Y así, desembocaremos ahora en el bullicio inabarcable de septiembre. No fue agosto un mes silencioso, porque el estruendo se extiende por el mundo, pero septiembre implica que todas las pantallas estarán encendidas y todas las audiencias atentas. El regreso al ruido, a los avisos continuos, a la siembra de temor perpetuo, se precipita cuando el espectador, inerme, regresa. Hay una sensación de debilidad en este volver a casa. Se haya salido de ella o no.
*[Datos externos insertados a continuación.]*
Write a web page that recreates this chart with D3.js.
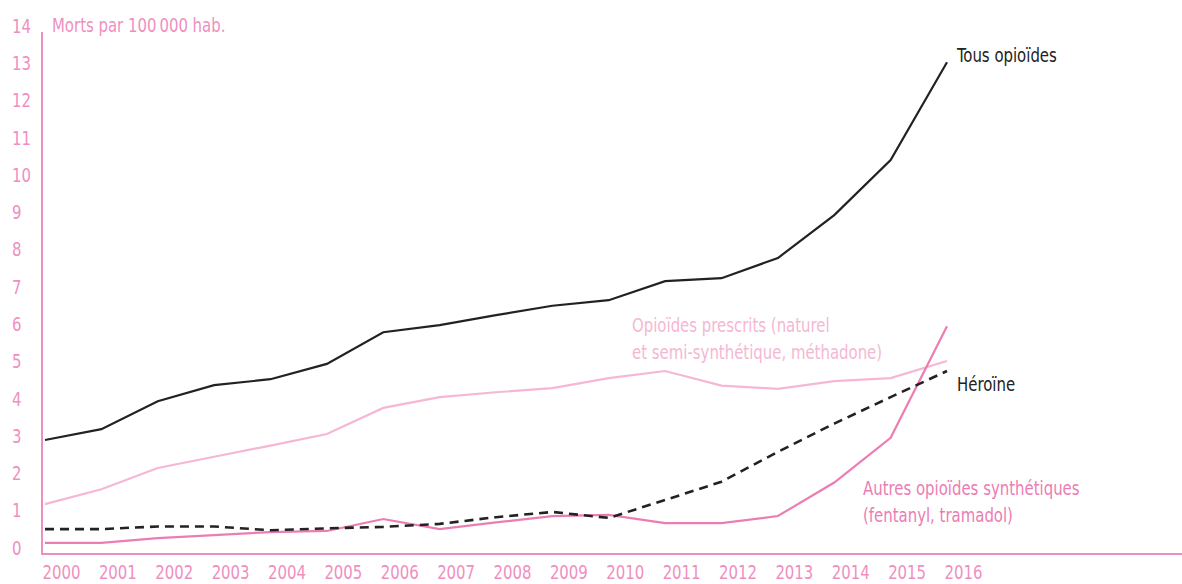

Como quien espera una granizada feroz, un pedrisco salvaje, así aparecemos todos ahora bajo el cielo de septiembre.

Y de poco sirve la protección doméstica, ese viejo mantra inglés que proclama que «mi casa es mi castillo», como ya hemos escrito aquí. Ese mantra ha dejado de funcionar, porque hoy todo tiene que ver con todo. Querer diferenciar entre asuntos locales y asuntos globales resulta cada vez más difícil. La crisis energética derivada de la guerra en Ucrania es un buen ejemplo, pero ni mucho menos el único.

La mayoría de las amenazas que se ciernen sobre nosotros en este mes de septiembre, y en el próximo invierno, tienen raíces fuertemente globales. Apenas pueden resolverse en las distancias cortas. Suponen, en realidad, un cambio de paradigma en las relaciones internacionales, el intento drástico, incluso feroz, de un rediseño, una lucha por el mapa geopolítico del futuro y por las rutas comerciales que no sabemos bien hasta dónde llegará. En esa batalla se juega la vida y la muerte de algunos, pero también varias economías, las políticas energéticas, la tecnología, la seguridad, la defensa… Para estupor de muchos, mientras el mundo se enfrenta a retos extraordinarios, palpables a cada instante, como las consecuencias del calentamiento global, las sequías prolongadas, el aumento de los episodios de clima violento, el envejecimiento de la población, la muerte de los océanos, otros problemas no dejan de añadirse a esa larga lista, pero por decisiones políticas, o aprovechando precisamente el difícil momento global. No es, desde luego, el mejor de los mundos para regresar en septiembre.